In many ways America's middle class are like the polar bears. We are drowning too. With one measure showing real unemployment well above 15 percent America is in a depression. But we don't call it that. The official story circulated by the media was that this so-called recession was a cyclical phenomenon. Something like El Nino.
The foreclosure crisis is indeed a storm, but it is completely man-made. Millions of people are loosing their homes because of greed. That is the forbidden truth about the housing crisis.
Banks overcharged for homes in 2005-2007 that they should have known were not worth the inflated prices. Wall Street compounded this by speculating that housing values would keep going up. Wall Street banks were supposed to check over the computer tapes which held the mortgage records to see if borrowers were really qualified to buy. But as Professor Black has noted they were selling securities linked to mortgages so quickly they didn't do the checking.

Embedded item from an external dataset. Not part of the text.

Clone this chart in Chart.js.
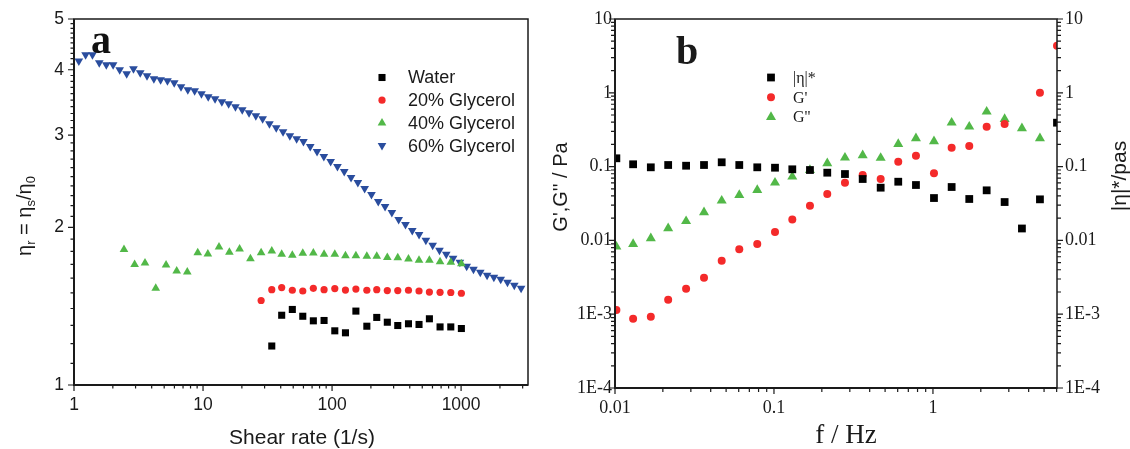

It was like a restaurant selling a plate of food underneath a silver cover. Everyone was gambling, betting that no one would look under the cover. There was nothing on the plate. This created a bubble of inflated prices. As late as 2007 Bernanke, the Federal Reserve chairman stated in effect "There are no bubbles in the housing market." But there was a bubble, it burst and the foreclosure crisis is the result.
Now the federal government is talking about a 26 billion dollar fix. This is not a fix. It is window dressing. It only helps about 1 million people while 11 million people stand to lose their homes.

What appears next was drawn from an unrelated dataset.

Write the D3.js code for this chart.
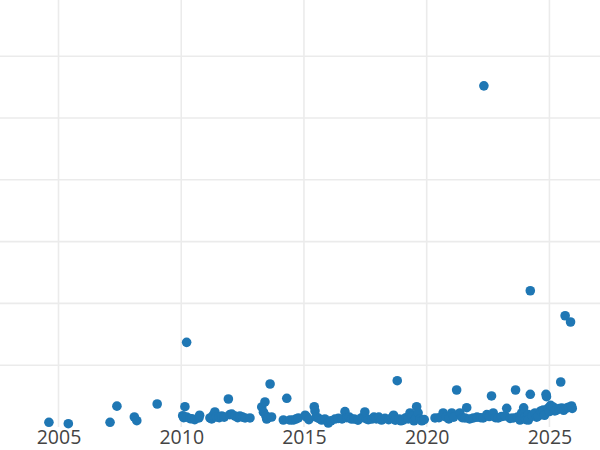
<!DOCTYPE html>
<html>
<head>
<meta charset="utf-8">
<script src="https://cdn.jsdelivr.net/npm/d3@7"></script>
<style>
  body { margin: 0; background: #fff; }
  #chart { width: 600px; height: 450px; }
</style>
</head>
<body>
<div id="chart"></div>
<script>
// values (x in decimal years)
var years = [
  2004.61, 2005.40, 2007.10, 2007.38, 2008.09, 2008.19, 2009.02,
  2010.06, 2010.10, 2010.15, 2010.22, 2010.22, 2010.36, 2010.43, 2010.55, 2010.72, 2010.75,
  2011.17, 2011.24, 2011.30, 2011.37, 2011.44, 2011.55, 2011.65, 2011.75, 2011.92, 2011.98,
  2012.06, 2012.19, 2012.30, 2012.39, 2012.50, 2012.60, 2012.80,
  2013.28, 2013.35, 2013.41, 2013.45, 2013.48, 2013.55, 2013.62, 2013.68,
  2014.16, 2014.30, 2014.43, 2014.56, 2014.67, 2014.77,
  2015.05, 2015.11, 2015.20, 2015.42, 2015.45, 2015.50, 2015.60, 2015.72, 2015.85, 2015.99,
  2016.10, 2016.26, 2016.40, 2016.55, 2016.67, 2016.75, 2016.85, 2016.94,
  2017.05, 2017.20, 2017.35, 2017.48, 2017.55, 2017.62, 2017.76, 2017.85, 2017.95,
  2018.05, 2018.16, 2018.30, 2018.45, 2018.57, 2018.65, 2018.72, 2018.80, 2018.88, 2018.95,
  2019.04, 2019.15, 2019.25, 2019.32, 2019.40, 2019.48, 2019.55, 2019.59, 2019.65, 2019.73, 2019.80, 2019.90,
  2020.34, 2020.50, 2020.67, 2020.80, 2020.90,
  2021.02, 2021.10, 2021.22, 2021.35, 2021.45, 2021.56, 2021.63, 2021.75, 2021.90,
  2022.05, 2022.20, 2022.30, 2022.33, 2022.45, 2022.55, 2022.64, 2022.71, 2022.80, 2022.91,
  2023.05, 2023.19, 2023.26, 2023.40, 2023.53, 2023.62, 2023.70, 2023.80, 2023.87, 2023.95,
  2024.00, 2024.05, 2024.14, 2024.14, 2024.22, 2024.22, 2024.30, 2024.41, 2024.48, 2024.54,
  2024.65, 2024.75, 2024.80, 2024.86, 2024.88, 2024.95,
  2025.00, 2025.05, 2025.15, 2025.22, 2025.29, 2025.40, 2025.46, 2025.50, 2025.58, 2025.64,
  2025.70, 2025.78, 2025.86, 2025.90, 2025.93
];
var values = [
  0.76, 0.53, 0.76, 3.37, 1.62, 1.02, 3.72,
  1.83, 1.5, 3.28, 13.7, 1.62, 1.34, 1.34, 1.2, 1.46, 1.9,
  1.46, 1.3, 1.9, 2.43, 1.62, 1.5, 1.78, 1.6, 4.53, 2.0,
  2.1, 1.78, 1.5, 1.78, 1.6, 1.46, 1.46,
  3.24, 2.4, 4.05, 1.8, 1.29, 1.5, 6.96, 1.62,
  1.13, 4.64, 1.13, 1.13, 1.29, 1.46,
  1.9, 1.62, 1.2, 3.28, 2.6, 1.62, 1.4, 1.13, 1.3, 0.65,
  1.0, 1.29, 1.4, 1.3, 2.48, 1.5, 1.6, 1.29,
  1.3, 1.1, 1.5, 2.43, 1.3, 1.2, 1.29, 1.6, 1.3,
  1.6, 1.13, 1.4, 1.2, 1.46, 1.9, 1.1, 7.49, 1.3, 1.0,
  1.13, 1.5, 1.3, 2.27, 1.8, 1.0, 1.4, 3.28, 2.3, 1.29, 1.0, 1.2,
  1.46, 1.5, 2.27, 1.6, 1.3,
  2.27, 1.6, 5.99, 2.27, 1.5, 1.46, 3.12, 1.3, 1.46,
  1.6, 1.5, 1.46, 55.2, 2.0, 1.7, 5.02, 2.27, 1.5, 1.46,
  1.7, 1.78, 3.03, 1.4, 1.46, 5.99, 1.6, 1.13, 2.27, 3.1,
  1.5, 1.2, 2.0, 1.13, 22.05, 5.29, 1.8, 2.27, 1.6, 1.78,
  2.6, 2.75, 1.9, 5.29, 4.9, 3.07,
  2.5, 3.5, 3.24, 2.6, 2.75, 3.0, 7.28, 3.07, 2.7, 18.0,
  3.07, 3.2, 16.99, 3.4, 3.0
];
var xTicks = [2005, 2010, 2015, 2020, 2025];
var yTicks = [10, 20, 30, 40, 50, 60, 70];

var width = 600, height = 450;
var plotBottom = 427;

var svg = d3.select("#chart")
  .append("svg")
  .attr("width", width)
  .attr("height", height);

var x = d3.scaleLinear()
  .domain([2002.617, 2027.06])
  .range([0, width]);

var y = d3.scaleLinear()
  .domain([0, 60])
  .range([plotBottom, 56.2]);

// grid
svg.append("g").attr("class", "ygrid")
  .selectAll("line")
  .data(yTicks)
  .enter().append("line")
  .attr("x1", 0)
  .attr("x2", width)
  .attr("y1", function(d) { return y(d); })
  .attr("y2", function(d) { return y(d); })
  .attr("stroke", "#ebebeb")
  .attr("stroke-width", 1.6);

svg.append("g").attr("class", "xgrid")
  .selectAll("line")
  .data(xTicks)
  .enter().append("line")
  .attr("x1", function(d) { return x(d); })
  .attr("x2", function(d) { return x(d); })
  .attr("y1", 0)
  .attr("y2", plotBottom)
  .attr("stroke", "#ebebeb")
  .attr("stroke-width", 1.6);

// x axis labels only, no domain line or ticks
// (pulled up a little so the text box stays inside the frame)
var xAxis = svg.append("g")
  .attr("transform", "translate(0," + plotBottom + ")")
  .call(d3.axisBottom(x).tickValues(xTicks).tickFormat(d3.format("d")).tickSize(0).tickPadding(3.6));

xAxis.select(".domain").remove();
xAxis.selectAll("text")
  .attr("font-family", "'Open Sans', sans-serif")
  .attr("font-size", 19.5)
  .attr("fill", "#444")
  .attr("dy", "0.71em");

// points
svg.append("g").attr("class", "points")
  .selectAll("circle")
  .data(years)
  .enter().append("circle")
  .attr("cx", function(d) { return x(d); })
  .attr("cy", function(d, i) { return y(values[i]); })
  .attr("r", 4.8)
  .attr("fill", "#1f77b4");
</script>
</body>
</html>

I think that the reason there is no real fix is the same reason the housing crisis happened to begin with. The latest deal is brought to you by banking interests and their friends.
The banks are gambling again. They are gambling that the economy can continue to sustain potentially 11 million people loosing their homes to foreclosure. Each foreclosure lowers the value of the other houses. Blacks are particularly hard hit. 33 percent of blacks 45 and over report they have difficulty meeting their payments. The black middle class is likely to drown first. But the banks are still betting the number of foreclosures can keep going up and up and up and that it will not effect them. "We the 1 percent are insulated from the continuing plunge of home prices!," they seem to say.
They're wrong. The economy cannot sustain another 11 million foreclosures. The problem is that it simply creates another bubble. When banks foreclose they list the foreclosed house -- which may have been vandalized and been unoccupied for literally years-at the price it was back in 2005. The truth is the house is not worth what it sold for in 2005. But for accounting purposes this is a forbidden truth.
The U.S government, through a board that makes the accounting rules, allows banks to list the foreclosed house for what it sold for before the crash. This is fantasy. But it is a fantasy facilitated by government "regulators." At some point someone is going to figure out that the banks are not worth what they say they are. That their values are hopelessly inflated. The banks by refusing to make real concessions with homeowners are gambling with their own credibility. Their ante is the public's trust and the future of our economy. It's time for the banks, and the federal government which is gambling with them, to put down the dice and make some real concessions.
Donald Jones is a professor of law at the University of Miami. He is working on a book about the social construction of the housing crisis entitled, "Narratives of the Fall: Bubbles, Bailouts and the Social Construction of Economic Crisis."